Grand plat ornemental à décor de combat de coqs

Lucien Desmant
Grand plat ornemental à décor de combat de coqs
entre 1900 et 1905
faïence à lustre métallique
H. 600,0 ; DM. 6050,0 cm.
Donation Mme Antonin Rispal, 2005
© Musée d’Orsay, Dist. RMN-Grand Palais / Patrice Schmidt
Lucien Desmant (1875 - 1929)
Artwork not currently exhibited in the museum

In the tradition of faience with metallic glints, which in Europe goes back to Hispano-Moorish ceramics, many designers in the second half of the nineteenth century and the early twentieth century pursued technical research into the iridescent and metallic effects obtained with glaze. Art lovers delighted in them, to judge by the quantity of faiences produced by this method and the flourishing activity of the greatest ceramists of the time. Louis-Étienne Desmant was one of them. After his death, the family workshop was taken over by his son Lucien. He applied his father's aesthetic and stylistic lessons to the letter, to the extent that it is often hard to distinguish between them.

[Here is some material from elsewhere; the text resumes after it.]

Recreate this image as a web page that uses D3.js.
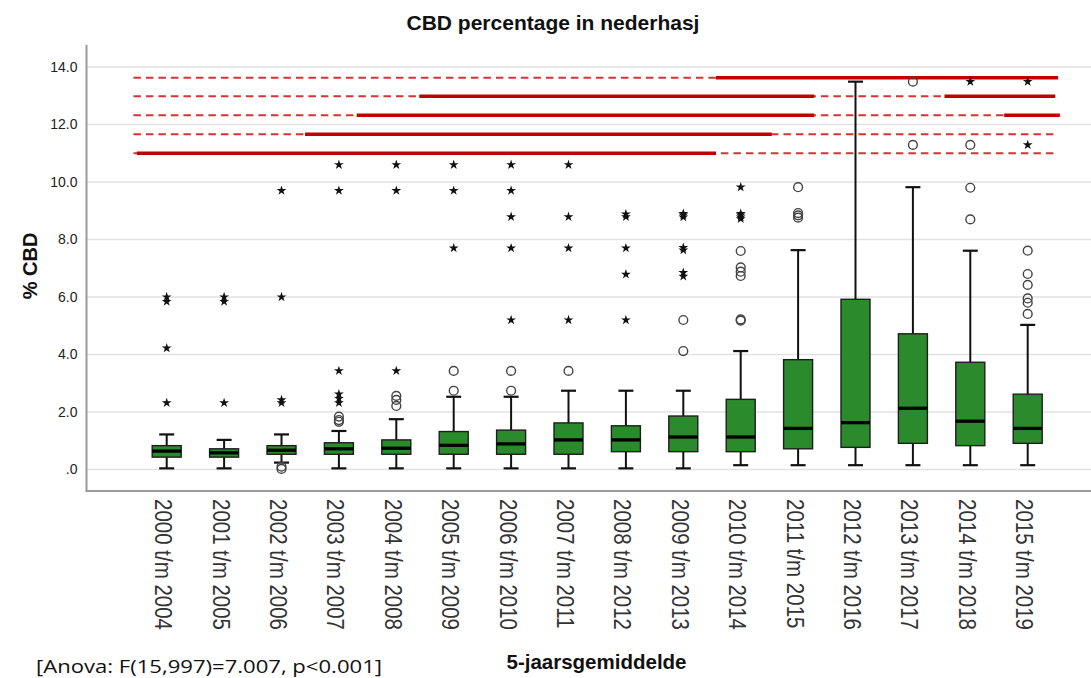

This dish, however, is clearly signed by Lucien: the décor shows two cocks fighting or rather tangled together. Their plumage is magnificently treated in brilliant reds heightened by the effect of the glaze.
With its centrifugal, energy-filled composition, this strutting face-to-face, in which the plumage of the two birds seems to fuse, borders on abstraction. Like his father, Lucien Desmant took his models from Japanese prints: there are many examples of such subjects, without the panache of colour, in the Encyclopédie illustrée japonaise or the Albums Reiber which the brilliant decorator Emile Reiber published as a resource for artists. A series that Reiber called "Japanese sketches" includes a plate showing two cocks with feathers as flowing and graphic as those on Desmant's platter.